The Mazda BT-50’s time on the market has officially come to an end, as the company has announced that it has ended the production and importation of the vehicle for South Africa.

Mazda South Africa cited mixed sales as the reason for the bakkie’s discontinuation, stating that it has not made the inroads it had hoped to into our extremely competitive double-cab market, especially against brands that manufacture locally.

Farewell BT-50

The BT-50 has struggled to find a mass following since day one owing to the highly populated mid-size bakkie segment filled with locally-made options like the Ford Ranger, Isuzu D-Max, Nissan Navara, Toyota Hilux, and VW Amarok.

To put things in perspective: the Hilux, Ranger, and D-Max sold 37,382 units, 24,618 units, and 18,962 units in 2023, respectively, while the BT-50 placed last on the year’s best-seller list with just 69 units – an average of less than six units per month.

This trend continued into 2024, as the first two months of the year only saw 15 sales each compared to the thousands of purchases recorded by other brands.

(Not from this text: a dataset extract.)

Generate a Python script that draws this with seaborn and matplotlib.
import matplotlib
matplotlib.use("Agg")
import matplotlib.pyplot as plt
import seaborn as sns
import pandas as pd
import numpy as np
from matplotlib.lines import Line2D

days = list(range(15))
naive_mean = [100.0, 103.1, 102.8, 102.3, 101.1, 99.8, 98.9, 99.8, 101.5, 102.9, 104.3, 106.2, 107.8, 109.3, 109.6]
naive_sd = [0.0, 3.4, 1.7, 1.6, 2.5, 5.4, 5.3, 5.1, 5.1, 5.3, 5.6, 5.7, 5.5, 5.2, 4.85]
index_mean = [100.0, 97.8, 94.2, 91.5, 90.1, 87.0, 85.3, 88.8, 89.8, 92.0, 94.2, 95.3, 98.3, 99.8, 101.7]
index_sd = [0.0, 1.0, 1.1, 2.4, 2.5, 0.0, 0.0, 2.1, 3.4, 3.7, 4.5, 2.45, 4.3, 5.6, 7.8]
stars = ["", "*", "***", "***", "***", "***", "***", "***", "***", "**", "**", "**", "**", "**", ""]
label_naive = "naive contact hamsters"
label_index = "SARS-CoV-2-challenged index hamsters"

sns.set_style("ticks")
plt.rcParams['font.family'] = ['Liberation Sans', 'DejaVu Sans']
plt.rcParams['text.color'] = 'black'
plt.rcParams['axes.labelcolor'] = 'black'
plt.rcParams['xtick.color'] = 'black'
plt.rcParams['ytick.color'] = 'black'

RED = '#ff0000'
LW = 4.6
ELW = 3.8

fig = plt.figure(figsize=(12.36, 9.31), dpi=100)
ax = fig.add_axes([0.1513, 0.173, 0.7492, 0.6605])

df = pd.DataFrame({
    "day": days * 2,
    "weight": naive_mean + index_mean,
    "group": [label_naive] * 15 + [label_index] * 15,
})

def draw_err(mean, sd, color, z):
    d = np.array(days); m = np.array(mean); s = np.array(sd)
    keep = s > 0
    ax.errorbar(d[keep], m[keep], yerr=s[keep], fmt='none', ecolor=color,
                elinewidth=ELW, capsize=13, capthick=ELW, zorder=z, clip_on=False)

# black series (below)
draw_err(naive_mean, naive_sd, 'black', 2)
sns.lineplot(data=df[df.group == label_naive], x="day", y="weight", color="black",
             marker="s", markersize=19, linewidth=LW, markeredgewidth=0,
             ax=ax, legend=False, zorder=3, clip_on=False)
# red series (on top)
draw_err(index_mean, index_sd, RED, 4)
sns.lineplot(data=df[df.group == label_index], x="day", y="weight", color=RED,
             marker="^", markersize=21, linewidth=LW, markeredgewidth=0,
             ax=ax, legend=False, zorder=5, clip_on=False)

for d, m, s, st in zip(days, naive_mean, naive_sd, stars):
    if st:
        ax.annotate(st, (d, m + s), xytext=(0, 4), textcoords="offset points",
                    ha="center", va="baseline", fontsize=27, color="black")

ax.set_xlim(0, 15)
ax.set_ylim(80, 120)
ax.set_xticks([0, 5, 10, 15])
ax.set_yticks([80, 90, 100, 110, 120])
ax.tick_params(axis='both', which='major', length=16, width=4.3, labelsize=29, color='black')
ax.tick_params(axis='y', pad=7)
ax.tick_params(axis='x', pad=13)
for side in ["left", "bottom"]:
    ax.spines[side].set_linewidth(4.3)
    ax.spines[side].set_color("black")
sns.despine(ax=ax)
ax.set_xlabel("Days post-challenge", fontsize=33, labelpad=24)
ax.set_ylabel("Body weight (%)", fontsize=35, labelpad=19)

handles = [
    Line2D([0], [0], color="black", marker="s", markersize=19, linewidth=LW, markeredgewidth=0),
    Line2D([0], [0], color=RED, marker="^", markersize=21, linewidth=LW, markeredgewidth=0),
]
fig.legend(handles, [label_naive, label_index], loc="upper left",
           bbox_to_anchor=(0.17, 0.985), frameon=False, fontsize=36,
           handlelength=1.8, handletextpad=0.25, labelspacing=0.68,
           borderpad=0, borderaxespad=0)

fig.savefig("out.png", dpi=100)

Initially launched in 2008, the BT-50 was a replacement for Mazda’s successful B-series of light commercial vehicles (LCVs) and was previously made in an alliance with Ford Motor Company South Africa at its Silverton factory in Pretoria.

The current generation was introduced in 2021 and is imported from Thailand as part of an arrangement with Isuzu, but these conditions have made it hard for the double cab to gain a foothold in the local market.

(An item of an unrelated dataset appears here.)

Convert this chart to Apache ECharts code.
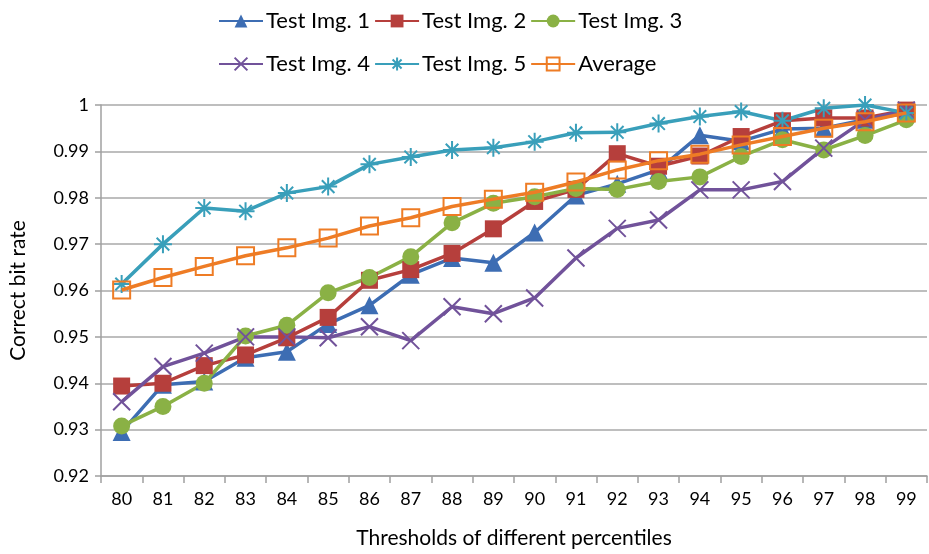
<!DOCTYPE html>
<html><head><meta charset="utf-8">
<script src="https://cdn.jsdelivr.net/npm/echarts@6/dist/echarts.min.js"></script>
<style>html,body{margin:0;padding:0;background:#fff}#c{width:929px;height:554px}</style>
</head><body><div id="c"></div>
<script>
const categories = ['80','81','82','83','84','85','86','87','88','89','90','91','92','93','94','95','96','97','98','99'];
const img1 = [0.9295,0.9397,0.9404,0.9455,0.9468,0.9528,0.9568,0.9634,0.9670,0.9660,0.9725,0.9805,0.9830,0.9860,0.9935,0.9922,0.9948,0.9950,0.9968,0.9982];
const img2 = [0.9394,0.9400,0.9438,0.9461,0.9498,0.9542,0.9622,0.9645,0.9680,0.9733,0.9792,0.9818,0.9895,0.9868,0.9890,0.9932,0.9966,0.9972,0.9972,0.9989];
const img3 = [0.9308,0.9350,0.9400,0.9502,0.9525,0.9595,0.9628,0.9673,0.9746,0.9788,0.9802,0.9820,0.9818,0.9835,0.9845,0.9889,0.9925,0.9903,0.9934,0.9968];
const img4 = [0.9360,0.9436,0.9465,0.9500,0.9500,0.9498,0.9522,0.9492,0.9565,0.9550,0.9584,0.9670,0.9734,0.9752,0.9817,0.9817,0.9835,0.9907,0.9968,0.9989];
const img5 = [0.9614,0.9700,0.9778,0.9771,0.9810,0.9824,0.9872,0.9888,0.9903,0.9908,0.9921,0.9940,0.9941,0.9960,0.9975,0.9986,0.9966,0.9993,1.0000,0.9983];
const avg  = [0.9601,0.9628,0.9652,0.9675,0.9692,0.9713,0.9739,0.9757,0.9781,0.9797,0.9812,0.9834,0.9860,0.9880,0.9894,0.9914,0.9932,0.9950,0.9964,0.9983];
const yMin = 0.92, yMax = 1.0, yStep = 0.01;

const FONT = 'Lato';
const crossPath = 'path://M0,0L10,10M10,0L0,10';
const starPath = 'path://M5,0L5,10M0,5L10,5M1.5,1.5L8.5,8.5M8.5,1.5L1.5,8.5';

function mk(name, data, color, symbol, size, opts) {
  opts = opts || {};
  return {
    name, type: 'line', data, symbol, symbolSize: size,
    showAllSymbol: true, z: opts.z || 2,
    lineStyle: { color, width: 3.5 },
    itemStyle: opts.itemStyle || { color },
    emphasis: { disabled: true }
  };
}

const legendText = { fontSize: 22, color: '#000', fontFamily: FONT, padding: [0,0,0,-2] };
const chart = echarts.init(document.getElementById('c'));
chart.setOption({
  animation: false,
  backgroundColor: '#fff',
  textStyle: { fontFamily: FONT },
  legend: [
    { data: ['Test Img. 1','Test Img. 2','Test Img. 3'], left: 213, top: 5, itemWidth: 44, itemHeight: 16, itemGap: 4, textStyle: legendText },
    { data: ['Test Img. 4','Test Img. 5','Average'], left: 213, top: 48, itemWidth: 44, itemHeight: 16, itemGap: 4, textStyle: legendText }
  ],
  grid: { left: 92, right: 2, top: 105, bottom: 78 },
  xAxis: {
    type: 'category', data: categories, boundaryGap: true,
    name: 'Thresholds of different percentiles', nameLocation: 'middle', nameGap: 52,
    nameTextStyle: { fontSize: 21, color: '#000', fontFamily: FONT },
    axisLine: { lineStyle: { color: '#a0a0a0', width: 1.5 } },
    axisTick: { show: true, alignWithLabel: false, length: 7, lineStyle: { color: '#a0a0a0', width: 1.5 } },
    axisLabel: { fontSize: 18, color: '#000', margin: 14, fontFamily: FONT }
  },
  yAxis: {
    type: 'value', min: yMin, max: yMax, interval: yStep,
    name: 'Correct bit rate', nameLocation: 'middle', nameGap: 72, nameRotate: 90,
    nameTextStyle: { fontSize: 21, color: '#000', fontFamily: FONT },
    axisLine: { show: true, lineStyle: { color: '#a0a0a0', width: 1.5 } },
    axisTick: { show: true, length: 6, lineStyle: { color: '#a0a0a0', width: 1.5 } },
    splitLine: { lineStyle: { color: '#a8a8a8', width: 1.5 } },
    axisLabel: { fontSize: 18, color: '#000', margin: 12, fontFamily: FONT,
      formatter: v => Math.abs(v - 1) < 1e-9 ? '1' : v.toFixed(2) }
  },
  series: [
    mk('Test Img. 1', img1, '#3d6db3', 'triangle', 18),
    mk('Test Img. 2', img2, '#b63f3c', 'rect', 17),
    mk('Test Img. 3', img3, '#8ab145', 'circle', 17),
    mk('Test Img. 4', img4, '#71529a', crossPath, 17, { itemStyle: { color: 'rgba(0,0,0,0)', borderColor: '#71529a', borderWidth: 2 } }),
    mk('Test Img. 5', img5, '#399fba', starPath, 18, { itemStyle: { color: 'rgba(0,0,0,0)', borderColor: '#399fba', borderWidth: 2 } }),
    mk('Average', avg, '#ee7c25', 'rect', 17, { z: 3, itemStyle: { color: 'rgba(255,255,255,0)', borderColor: '#ee7c25', borderWidth: 2 } })
  ]
});
</script></body></html>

“The South African LCV, and in particular the double-cab market, is extremely well developed and competitive with locally manufactured brands and nameplates dominating sales,” said Craig Roberts, MD of Mazda South Africa.

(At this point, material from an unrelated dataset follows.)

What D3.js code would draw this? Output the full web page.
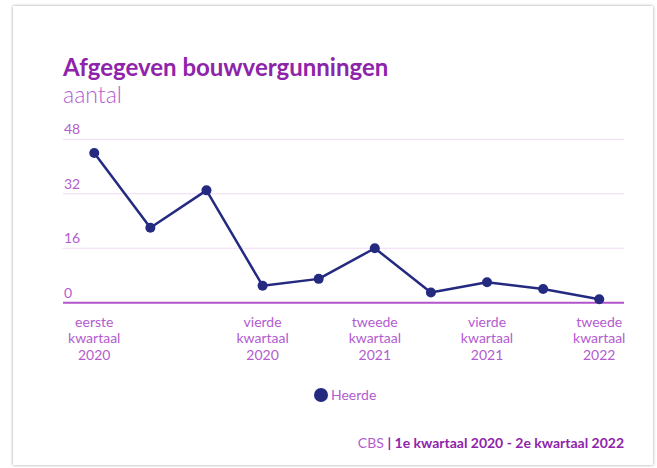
<!DOCTYPE html>
<html>
<head>
<meta charset="utf-8">
<script src="https://cdn.jsdelivr.net/npm/d3@7"></script>
<style>
  body { margin: 0; background: #fff; }
  svg { display: block; font-family: Lato, "Open Sans", sans-serif; }
</style>
</head>
<body>
<script>
const width = 657;
const height = 468;

// quarters Q1 2020 .. Q2 2022
const quarters = ["2020-1", "2020-2", "2020-3", "2020-4", "2021-1", "2021-2", "2021-3", "2021-4", "2022-1", "2022-2"];
const heerde = [44, 22, 33, 5, 7, 16, 3, 6, 4, 1];
const yTicks = [0, 16, 32, 48];
const xLabels = {
    "2020-1": ["eerste", "kwartaal", "2020"],
    "2020-4": ["vierde", "kwartaal", "2020"],
    "2021-2": ["tweede", "kwartaal", "2021"],
    "2021-4": ["vierde", "kwartaal", "2021"],
    "2022-2": ["tweede", "kwartaal", "2022"]
};

const purple = "#8e24aa";
const lightPurple = "#b35cd0";
const navy = "#232a80";

const svg = d3.select("body")
    .append("svg")
    .attr("width", width)
    .attr("height", height);

// card with shadow
const defs = svg.append("defs");
const filter = defs.append("filter").attr("id", "shadow")
    .attr("x", "-5%").attr("y", "-5%").attr("width", "110%").attr("height", "110%");
filter.append("feDropShadow")
    .attr("dx", 0).attr("dy", 0).attr("stdDeviation", 1.5)
    .attr("flood-color", "#000").attr("flood-opacity", 0.4);

svg.append("rect")
    .attr("x", 13).attr("y", 6)
    .attr("width", 640).attr("height", 459)
    .attr("fill", "#fff")
    .attr("filter", "url(#shadow)");

const x = d3.scaleBand()
    .domain(quarters)
    .range([66.2, 627.3]);

const y = d3.scaleLinear()
    .domain([0, 48])
    .range([302.7, 139.3]);

// gridlines
svg.append("g")
    .selectAll("line")
    .data(yTicks.filter(d => d > 0))
    .join("line")
    .attr("x1", 63).attr("x2", 624)
    .attr("y1", d => y(d)).attr("y2", d => y(d))
    .attr("stroke", "#f1d9f6")
    .attr("stroke-width", 1);

// baseline
svg.append("line")
    .attr("x1", 63).attr("x2", 624)
    .attr("y1", y(0)).attr("y2", y(0))
    .attr("stroke", "#b255cc")
    .attr("stroke-width", 2);

// y tick labels
svg.append("g")
    .selectAll("text")
    .data(yTicks)
    .join("text")
    .attr("x", 64)
    .attr("y", d => y(d) - 5)
    .attr("fill", lightPurple)
    .attr("font-size", 14)
    .text(d => d);

// x labels
const xl = svg.append("g")
    .selectAll("text")
    .data(quarters.filter(q => xLabels[q]))
    .join("text")
    .attr("text-anchor", "middle")
    .attr("fill", lightPurple)
    .attr("font-size", 14);
xl.selectAll("tspan")
    .data(q => xLabels[q].map(t => ({ q: q, t: t })))
    .join("tspan")
    .attr("x", d => x(d.q) + x.bandwidth() / 2)
    .attr("y", (d, i) => 327 + i * 16.3)
    .text(d => d.t);

// line
const line = d3.line()
    .x((d, i) => x(quarters[i]) + x.bandwidth() / 2)
    .y(d => y(d));

svg.append("path")
    .datum(heerde)
    .attr("d", line)
    .attr("fill", "none")
    .attr("stroke", navy)
    .attr("stroke-width", 2.5)
    .attr("stroke-linejoin", "round");

svg.append("g")
    .selectAll("circle")
    .data(heerde)
    .join("circle")
    .attr("cx", (d, i) => x(quarters[i]) + x.bandwidth() / 2)
    .attr("cy", d => y(d))
    .attr("r", 5)
    .attr("fill", navy);

// title
svg.append("text")
    .attr("x", 63).attr("y", 76)
    .attr("fill", purple)
    .attr("font-size", 24)
    .attr("font-weight", "bold")
    .text("Afgegeven bouwvergunningen");

svg.append("text")
    .attr("x", 63).attr("y", 103)
    .attr("fill", lightPurple)
    .attr("font-size", 23)
    .attr("font-weight", 300)
    .text("aantal");

// legend
svg.append("circle")
    .attr("cx", 321).attr("cy", 395)
    .attr("r", 7)
    .attr("fill", navy);
svg.append("text")
    .attr("x", 331).attr("y", 400)
    .attr("fill", lightPurple)
    .attr("font-size", 14)
    .text("Heerde");

// footer
const foot = svg.append("text")
    .attr("x", 624).attr("y", 448)
    .attr("text-anchor", "end")
    .attr("font-size", 14);
foot.append("tspan")
    .attr("fill", lightPurple)
    .text("CBS ");
foot.append("tspan")
    .attr("fill", purple)
    .attr("font-weight", "bold")
    .text("| 1e kwartaal 2020 - 2e kwartaal 2022");
</script>
</body>
</html>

“This factor, as well as an extremely challenging landscape for imported vehicles, competing directly with locally manufactured products, has led Mazda SA to make this difficult decision.”

The carmaker has confirmed that the current inventory at dealerships will be the last available BT-50 units for retail and that no further imports will be brought to the country.

All existing models, including current and previous generations, with a warranty and service plan that is still intact will continue to be supported by Mazda’s dealership network, including services, repairs, and part replacements.

For those who may be interested in picking up the bakkie before it disappears from storefronts, the vehicle has four specifications with prices ranging from R630,400 to R818,400.

The base Active models use a rear-wheel-drive setup and either a six-speed manual or automatic gearbox, which connects to a 1.9-litre, turbocharged diesel engine generating 110kW and 350Nm.

The mid-range Dynamic and range-topping Individual both feature a 3.0-litre, turbo-diesel plant with 140kW and 450Nm and a six-speed automatic shifter, with the only difference being that the Individual connects to all four wheels instead of two.